As Chris Sprigman explained in a 2011 Jotwell post, laboratory experiments are largely missing from the legal academy, but they shouldn't be. Experiments can be used to test theories and tease apart effects that can't be measured in the real world. They can explode old hypotheses and generate new ones. Chris Sprigman and Chris Buccafusco and various coauthors have been among those remedying the dearth of experimental work in IP law; e.g., I've previously blogged about a clever study by the Chrises of how people price creative works. (For more on the benefits and drawbacks of work like this, and citations to many other studies, see my Patent Experimentalism article starting at p. 87.)
Most recently, Chris and Chris have teamed up with Stefan Bechtold for a new project, Innovation Heuristics: Experiments on Sequential Creativity in Intellectual Property, which presents results from four new experiments on cumulative innovation/creation that "suggest that creators do not consistently behave the way that economic analysis assumes." (This should not be surprising to those following the behavioral law and economics literature. Or to anyone who lives in the real world.) I briefly summarize their results below.

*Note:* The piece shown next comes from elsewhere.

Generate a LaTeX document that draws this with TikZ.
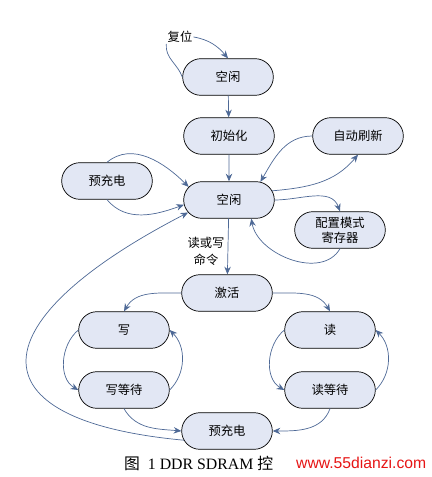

Sensitivity to the Costs of Borrowing and Innovating
Experiment 1 involved a combinatorial optimization problem in which subjects had 90 seconds to load a covered wagon with items of different value without going over a weight threshold (reminiscent of the start of the Oregon Trail game). Subjects were told they would receive a specified bonus for using two or fewer items from an earlier player's attempt; i.e., for "innovating" rather than "borrowing." Although one would expect that more subjects would be willing to innovate as the bonus increased, the percentage of innovating subjects was remarkably unchanged over a wide variation in bonus points (see Figs. 2 & 3 in their paper).
Experiment 2 involved a Scrabble task in which participants were shown the letters Z K A E Y P (with varying points per letter) and were asked to make six words of the highest value in 90 seconds. As in experiment 1, they could use a prior subject's list (zek, peak, pea, zap, key, aye) or could "innovate" (borrow two or fewer words) for a bonus. Subjects were more responsive to bonus size than in experiment 1, but results were far from what a rational actor model would predict (see Fig. 6).

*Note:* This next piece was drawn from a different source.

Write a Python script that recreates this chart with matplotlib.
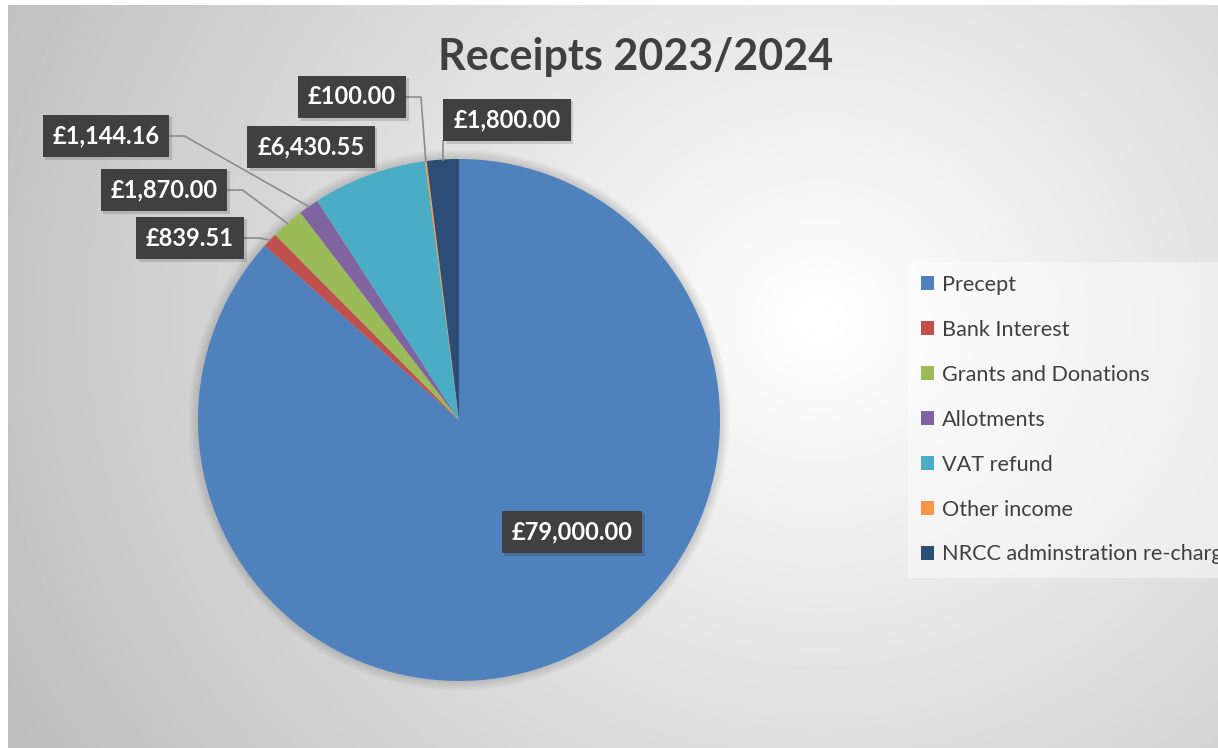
import numpy as np
import matplotlib.pyplot as plt
import matplotlib.patheffects as pe
from matplotlib.patches import Circle

plt.rcParams['font.family'] = ['Lato', 'DejaVu Sans']

categories = ['Precept', 'Bank Interest', 'Grants and Donations', 'Allotments',
              'VAT refund', 'Other income', 'NRCC adminstration re-charge']
values = [79000.00, 839.51, 1870.00, 1144.16, 6430.55, 100.00, 1800.00]
colors = ['#4F81BD', '#C0504D', '#9BBB59', '#8064A2', '#4BACC6', '#F79646', '#2C4D75']

# label box centres in pixels (x from left, y from top), and leader style
label_pos = [(572, 532), (190, 238), (164, 190), (106, 136), (311, 147), (352, 97), (507, 120)]
leader = [None, 'side', 'side', 'side', None, 'side', 'up']

W, H = 1218, 748
fig = plt.figure(figsize=(W / 100, H / 100), dpi=100)
fig.patch.set_facecolor('white')

# grey radial background of the chart area
bg = fig.add_axes([8 / W, 0, 1 - 8 / W, 743 / H])
bg.axis('off')
yy, xx = np.mgrid[0:743, 0:1210]
d = np.hypot(xx - 812, (yy - 315) * 1.1)
shade = np.clip(1 - 0.25 * d / 900, 0, 1)
bg.imshow(shade, cmap='gray', vmin=0, vmax=1, aspect='auto', interpolation='bilinear')

# pie
cx, cy, r = 459, 420, 261
ax = fig.add_axes([(cx - r) / W, (H - cy - r) / H, 2 * r / W, 2 * r / H])
for k in range(6):
    ax.add_patch(Circle((0, 0), 1 + 0.006 * (k + 1), color='black', alpha=0.025,
                        lw=0, zorder=0, clip_on=False))
wedges, _ = ax.pie(values, colors=colors, startangle=90, counterclock=False,
                   wedgeprops=dict(linewidth=0, zorder=1))
ax.set_xlim(-1, 1)
ax.set_ylim(-1, 1)


def px2d(px, py):
    return (px - cx) / r, (cy - py) / r


texts = []
for v, (px, py) in zip(values, label_pos):
    x, y = px2d(px, py)
    t = ax.text(x, y, f'£{v:,.2f}', ha='center', va='center', fontsize=17,
                fontweight='bold', color='white', clip_on=False, zorder=5,
                bbox=dict(boxstyle='square,pad=0.42', fc='#404040', ec='none'))
    t.get_bbox_patch().set_path_effects([pe.SimplePatchShadow(offset=(2, -2), alpha=0.15),
                                         pe.Normal()])
    texts.append(t)

fig.canvas.draw()
renderer = fig.canvas.get_renderer()
inv = ax.transData.inverted()
for w, t, kind, (px, py) in zip(wedges, texts, leader, label_pos):
    if kind is None:
        continue
    ang = np.deg2rad((w.theta1 + w.theta2) / 2)
    ax_, ay_ = np.cos(ang), np.sin(ang)
    bb = t.get_bbox_patch().get_window_extent(renderer)
    (x0, y0), (x1, y1) = inv.transform([[bb.x0, bb.y0], [bb.x1, bb.y1]])
    _, ty = px2d(px, py)
    if kind == 'side':
        xs = [x1, x1 + 15 / r, ax_]
        ys = [ty, ty, ay_]
    else:
        xs = [ax_, ax_]
        ys = [ay_, y0]
    ax.plot(xs, ys, color='#8c8c8c', lw=1.2, clip_on=False, zorder=4)

fig.text(636 / W, 1 - 57 / H, 'Receipts 2023/2024', ha='center', va='center',
         fontsize=31, fontweight='bold', color='#404040')

# legend runs off the right edge, as in the original
leg = fig.legend(wedges, categories, loc='upper left', bbox_to_anchor=(908 / W, 1 - 262 / H),
                 fontsize=15.6, labelcolor='#404040', frameon=True, fancybox=False,
                 handlelength=0.6, handleheight=0.6, handletextpad=0.35,
                 labelspacing=1.15, borderpad=0.6, borderaxespad=0)
leg.get_frame().set_facecolor('white')
leg.get_frame().set_alpha(0.45)
leg.get_frame().set_edgecolor('none')

fig.savefig('out.png', dpi=100)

Sensitivity to the Quality of Existing Ideas
Experiment 3 had the same wagon-loading task as experiment 1, except there was a fixed bonus and what varied was the strength of the existing submission subjects could borrow from: it was 60%, 80%, or 100% of the best submission strength. They found some sensitivity to the quality of the existing submission, but not as great as one might have predicted. (They also have a nice discussion of the perceived difficulty of innovating, and why the results are not necessary "irrational" even if they don't seem optimal.)
Experiment 4 then varied the strength of the existing submission for the Scrabble game (with the submission scoring 60%, 80%, or 100% of that maximum points possible). Oddly, in this case, 47% and 41% of subjects innovated in the 60% and 80% conditions, but in the 100% condition—when no improvement was possible—a full 86% of players chose to innovate! The authors speculate that this resulted from a unreliable heuristic: players "likely assessed how easily they could come up with words that did not borrow" when choosing to innovate, which was easier for the 100% list that used unfamiliar words (zek, peaky, zap, zep, kype, zea), leaving more familiar words free.
Conclusion and Caveats
As the authors candidly acknowledge, there are two major limitations on how generalizable these results are. First, the subjects were recruited from Amazon Mechanical Turk rather than from a population of real creators and innovators. (If you haven't seen the PBS NewsHour investigation of mTurkers, it's a great read.) Second, the Oregon Trail task and the Scrabble task are quite different from the kinds of scientific and artistic creativity that are typically the subject of patent and copyright disputes. But there are also real advantages to being able to run these experiments in a quasi-controlled setting. Laboratory experiments like this should not be viewed as a substitute for real-world experiments (including real-world policy randomization!) or efforts to learn from natural experiments and other empiricism. It's an important complement, however, and I'm glad Chris and Chris (and now Stefan) keep doing it.